The advancement of Stanton to the post of Secretary of War, was a movement made after it became somewhat more a settled point than at first appeared, that war should mean war.

His position during the whole war was, next to that of the President, the most important, responsible and influential civil post in the United States, and his services as an organizer, an administrative and executive officer, and as a fearless, energetic, resolute, powerful, and patriotic citizen, were perhaps as nearly indispensable to the success of the nation in the war as those of any other one man. Yet the recorded materials for preparing an account of him are excessively scanty; far more so than for any of his companions in the chief offices of Mr. Lincoln's cabinet. This fact is in a certain sense a very creditable one to him; since it is the result of his lifelong practice not to talk about himself, and not to talk about his work, but only to do it.

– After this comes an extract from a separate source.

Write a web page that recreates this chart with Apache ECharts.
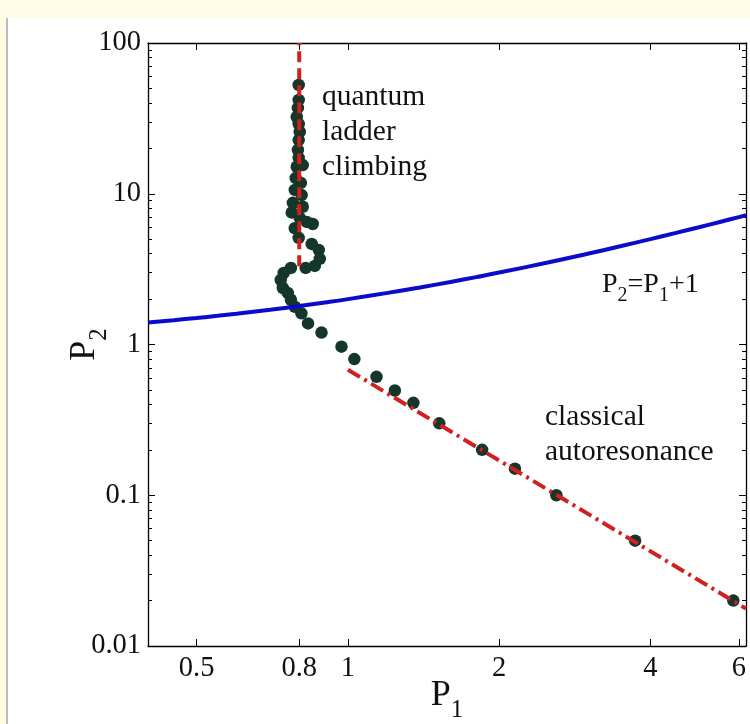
<!DOCTYPE html>
<html>
<head>
<meta charset="utf-8">
<script src="https://cdn.jsdelivr.net/npm/echarts@6/dist/echarts.min.js"></script>
<style>
  html, body { margin: 0; padding: 0; background: #fffde6; }
  #chart { width: 750px; height: 724px; }
</style>
</head>
<body>
<div id="chart"></div>
<script>
// ---- data ----
const xTicks = [0.5, 0.8, 1, 2, 4, 6];
const xTickLabels = ['0.5', '0.8', '1', '2', '4', '6'];
const yTicks = [0.01, 0.1, 1, 10, 100];
const yTickLabels = ['0.01', '0.1', '1', '10', '100'];
const yMinorTicks = [0.02,0.03,0.04,0.05,0.06,0.07,0.08,0.09,
                     0.2,0.3,0.4,0.5,0.6,0.7,0.8,0.9,
                     2,3,4,5,6,7,8,9,
                     20,30,40,50,60,70,80,90];

// simulated points: quantum ladder climbing branch (P1, P2)
const quantumPoints = [
  [0.798, 52.7], [0.798, 41.9], [0.795, 37.1], [0.791, 32.3], [0.798, 29.0],
  [0.802, 25.7], [0.798, 22.7], [0.795, 19.5], [0.798, 17.3], [0.791, 15.1],
  [0.813, 15.5], [0.787, 12.7], [0.806, 11.8], [0.784, 10.6], [0.809, 9.8],
  [0.777, 8.7], [0.813, 8.2], [0.773, 7.5], [0.802, 6.9], [0.828, 6.5],
  [0.851, 6.3], [0.784, 5.9], [0.798, 5.1], [0.847, 4.65], [0.875, 4.24],
  [0.879, 3.70], [0.859, 3.32], [0.824, 3.22], [0.770, 3.22], [0.745, 2.98],
  [0.735, 2.68], [0.742, 2.37], [0.759, 2.20], [0.770, 1.98], [0.784, 1.78]
];
// simulated points: classical autoresonance branch (P1, P2)
const classicalPoints = [
  [0.808, 1.61], [0.833, 1.38], [0.886, 1.20], [0.971, 0.968], [1.03, 0.80],
  [1.14, 0.61], [1.24, 0.495], [1.35, 0.41], [1.52, 0.30], [1.85, 0.20],
  [2.15, 0.15], [2.6, 0.10], [3.73, 0.05], [5.85, 0.02]
];
// blue curve P2 = P1 + 1
const boundaryP1 = [0.4, 0.45, 0.5, 0.55, 0.6, 0.7, 0.8, 0.9, 1, 1.2, 1.4, 1.6, 1.8, 2, 2.5, 3, 3.5, 4, 4.5, 5, 5.5, 6, 6.2];
const boundaryP2 = [1.4, 1.45, 1.5, 1.55, 1.6, 1.7, 1.8, 1.9, 2, 2.2, 2.4, 2.6, 2.8, 3, 3.5, 4, 4.5, 5, 5.5, 6, 6.5, 7, 7.2];
// red dashed: quantum threshold (vertical line)
const quantumLineP1 = [0.8, 0.8];
const quantumLineP2 = [3.3, 100];
// red dash-dot: classical fit
const classicalLineP1 = [1, 6.2];
const classicalLineP2 = [0.68, 0.0177];

const FONT = '"Liberation Serif", "Times New Roman", serif';
const zip = (a, b) => a.map((v, i) => [v, b[i]]);
const labelOf = (ticks, labels) => (v) => {
  let best = 0, bd = Infinity;
  ticks.forEach((t, i) => { const d = Math.abs(Math.log(v) - Math.log(t)); if (d < bd) { bd = d; best = i; } });
  return labels[best];
};

const chart = echarts.init(document.getElementById('chart'), null, { renderer: 'canvas' });

const axisLineStyle = { color: '#000', width: 1.3 };
const baseX = {
  type: 'log', min: 0.4, max: 6.2, logBase: 10,
  splitLine: { show: false }, minorTick: { show: false },
  axisLine: { show: true, onZero: false, lineStyle: axisLineStyle }
};
const baseY = {
  type: 'log', min: 0.01, max: 100, logBase: 10,
  splitLine: { show: false }, minorTick: { show: false },
  axisLine: { show: true, onZero: false, lineStyle: axisLineStyle }
};
const nameRich = {
  p: { fontSize: 36, fontFamily: FONT, color: '#111', lineHeight: 38, verticalAlign: 'top' },
  s: { fontSize: 25, fontFamily: FONT, color: '#111', lineHeight: 24, padding: [20, 0, 0, 0], verticalAlign: 'top' }
};

const option = {
  backgroundColor: '#fffde6',
  animation: false,
  graphic: [
    { type: 'rect', shape: { x: 7, y: 18, width: 760, height: 720 }, style: { fill: '#ffffff' }, z: -10, silent: true },
    { type: 'line', shape: { x1: 7, y1: 18, x2: 7, y2: 724 }, style: { stroke: '#9a9a9a', lineWidth: 1.3 }, z: -9, silent: true },
    { type: 'text', left: 322, top: 80, z: 10,
      style: { text: 'quantum\nladder\nclimbing', font: '29.5px ' + FONT, fill: '#111', lineHeight: 35 } },
    { type: 'text', left: 545, top: 400, z: 10,
      style: { text: 'classical\nautoresonance', font: '29.5px ' + FONT, fill: '#111', lineHeight: 35 } },
    { type: 'text', left: 602, top: 271, z: 10,
      style: {
        text: '{p|P}{s|2}{p|=P}{s|1}{p|+1}',
        rich: {
          p: { fontSize: 28, fontFamily: FONT, fill: '#111', lineHeight: 30, verticalAlign: 'top' },
          s: { fontSize: 20, fontFamily: FONT, fill: '#111', lineHeight: 20, padding: [15, 0, 0, 0], verticalAlign: 'top' }
        }
      } }
  ],
  grid: { left: 148, right: 4, top: 43, bottom: 78, containLabel: false, outerBoundsMode: 'none', show: false },
  xAxis: [
    Object.assign({}, baseX, {
      position: 'bottom', gridIndex: 0,
      name: '{p|P}{s|1}', nameLocation: 'middle', nameGap: 32, nameMoveOverlap: false,
      nameTextStyle: { rich: nameRich },
      axisTick: { show: true, inside: true, length: 7, lineStyle: { color: '#000', width: 1 }, customValues: xTicks },
      axisLabel: { show: true, margin: 8, fontSize: 28.5, fontFamily: FONT, color: '#111', customValues: xTicks,
        formatter: labelOf(xTicks, xTickLabels) }
    }),
    Object.assign({}, baseX, {
      position: 'top', gridIndex: 0,
      axisTick: { show: true, inside: true, length: 7, lineStyle: { color: '#000', width: 1 }, customValues: xTicks },
      axisLabel: { show: false }
    })
  ],
  yAxis: [
    Object.assign({}, baseY, {
      position: 'left',
      name: '{p|P}{s|2}', nameLocation: 'middle', nameGap: 43, nameRotate: 90, nameMoveOverlap: false,
      nameTextStyle: { rich: nameRich },
      axisTick: { show: true, inside: true, length: 7, lineStyle: { color: '#000', width: 1 }, customValues: yTicks },
      axisLabel: { show: true, margin: 7, fontSize: 28.5, fontFamily: FONT, color: '#111', customValues: yTicks,
        formatter: labelOf(yTicks, yTickLabels) }
    }),
    Object.assign({}, baseY, {
      position: 'left',
      axisLine: { show: false },
      axisTick: { show: true, inside: true, length: 4, lineStyle: { color: '#000', width: 1 }, customValues: yMinorTicks },
      axisLabel: { show: false }
    }),
    Object.assign({}, baseY, {
      position: 'right',
      axisTick: { show: true, inside: true, length: 7, lineStyle: { color: '#000', width: 1 }, customValues: yTicks },
      axisLabel: { show: false }
    }),
    Object.assign({}, baseY, {
      position: 'right',
      axisLine: { show: false },
      axisTick: { show: true, inside: true, length: 4, lineStyle: { color: '#000', width: 1 }, customValues: yMinorTicks },
      axisLabel: { show: false }
    })
  ],
  series: [
    { name: 'quantum', type: 'scatter', data: quantumPoints, symbol: 'circle', symbolSize: 12.5,
      itemStyle: { color: '#15362a', opacity: 1 }, z: 2 },
    { name: 'classical', type: 'scatter', data: classicalPoints, symbol: 'circle', symbolSize: 12.5,
      itemStyle: { color: '#15362a', opacity: 1 }, z: 2 },
    { name: 'P2=P1+1', type: 'line', data: zip(boundaryP1, boundaryP2), smooth: true, showSymbol: false,
      lineStyle: { color: '#0b0bcc', width: 4 }, z: 3 },
    { name: 'quantum threshold', type: 'line', data: zip(quantumLineP1, quantumLineP2), showSymbol: false,
      lineStyle: { color: '#d21f1f', width: 4, type: [11, 6] }, z: 4 },
    { name: 'classical fit', type: 'line', data: zip(classicalLineP1, classicalLineP2), showSymbol: false,
      lineStyle: { color: '#d21f1f', width: 4, type: [14, 5, 3, 5] }, z: 4 }
  ]
};
chart.setOption(option);
</script>
</body>
</html>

Edwin M. Stanton was born at Steubenville, in Ohio, in the year 1815. His ancestors were of the Quaker persuasion, as were those of Mr. Lincoln and Attorney General Bates. His parents removed to Ohio from Culpepper county, in the mountain region of Virginia. Stanton received the usual school training of a country boy, became a student of Kenyon College, in 1833, but only remained a year and left. This was the end of his scholastic education. It is easy, to those who know the decisive, impetuous, self-reliant nature of the man, and who remember the rough, plain, independent atmosphere of the backwoods country where he grew up, to imagine how easily any supposed indignity from his instructors would drive him out of their precincts, or how readily he would give up the idea of further studies as unnecessary, if his supply of money failed. However this was, he took up an employment which allowed him to continue some kind of mental training, for he became a bookseller's clerk at Columbus. He also studied law, and in 1836 was admitted to the bar. He first opened an office at Cadiz, Harrison county, Ohio, and his robust force and direct sense quickly gave him the best of whatever practice the country afforded. He became the county prosecuting attorney in about a year; in another he had removed to the larger business center of his native place, Steubenville. His practice rapidly increased, and during three years from 1839 he was Reporter of the Ohio Supreme Court decisions. During his career at Steubenville, he was the counsel of Caleb J. McNulty, clerk of the House of Representatives, on his trial for embezzling public money, and cleared him. This case made a good deal of noise in its day.